What’s a common denominator behind all of the technology production enhancements noted above? For starters, it’s a thoughtful, long-term vision for how information technology can seamlessly enable and coordinate these tools for maximum production efficiency. This means having the company’s Chief Information Officer (CIO) intimately involved with enterprise-wide strategic planning, since the lack of such participation will hinder proper budgeting and C-suite support for investments in the right skills, staff and technology solutions. Additionally, it’s intended to put the information in the hands of the right people in the most effective manner possible. This includes mobile devices and easier to use systems that are built for the business and not for IT.

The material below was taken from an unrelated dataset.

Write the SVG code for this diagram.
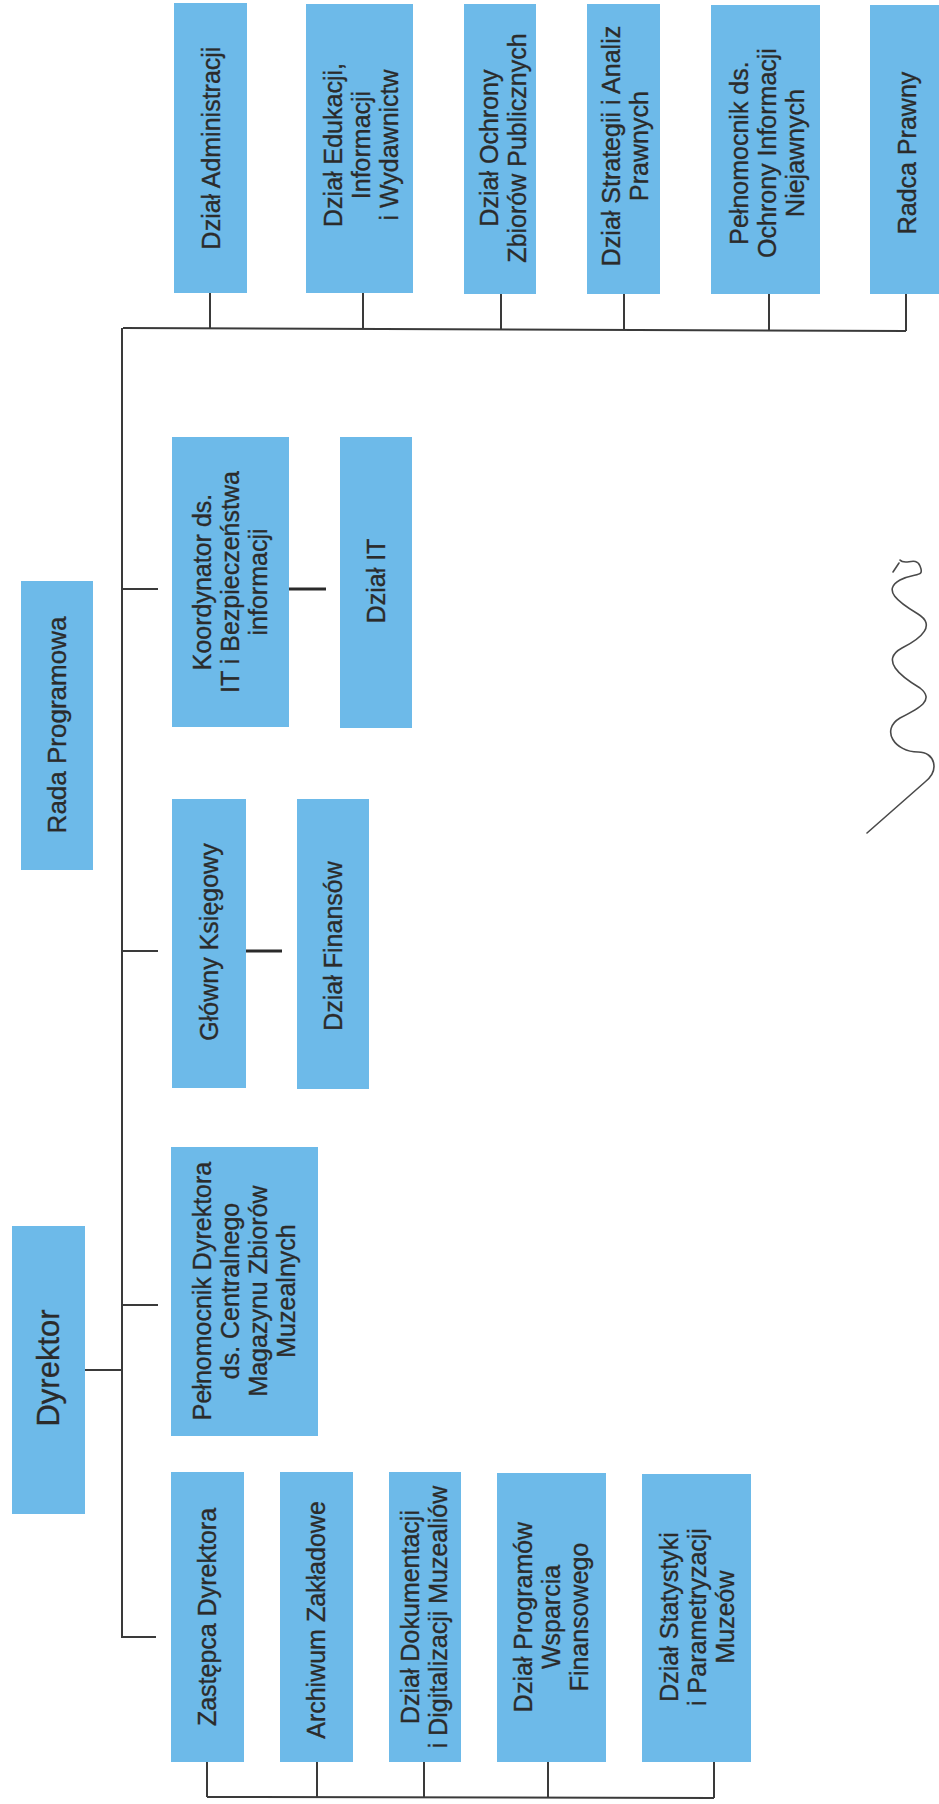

As part of the planning process, the CIO should work to empower internal IT business consultants or project managers to conduct a SWOT (strengths, weaknesses, opportunities and threats) scan of existing technology resources for production operations. If this assessment is broadly administered to key stakeholders in production and manufacturing support services (via interviews, focus groups or other information gathering approaches) the feedback will deliver vital insight on how technology can help solve current problems and support new production opportunities.
As IT leaders build this information into a technology plan with measurable success targets, many issues will become readily apparent as top or secondary priorities. For instance, the review may uncover that legacy systems are incompatible with the needs of a more technologically-advanced production operation, which means the company must budget significant dollars for early upgrades of hardware, software and cloud applications. Similarly, a manufacturer with unique or proprietary production operations may need to allocate funds to source and hire specialized IT, engineering or operations talent. And, in cases where it does not make sense to hire full-time expertise for the selection, implementation, training and back-end support of certain production technology investments, it’s wise to allocate funds for third-party resources with a solid track record of results in those areas.
Bear in mind that any well-designed technology plan needs flexibility to account real-life contingencies, such as significant shifts in corporate priorities, leadership or budget that may occur along the way. To that end, it is a good idea to also present a track of continuous improvement investments in IT systems and staff, which will add value under any circumstances.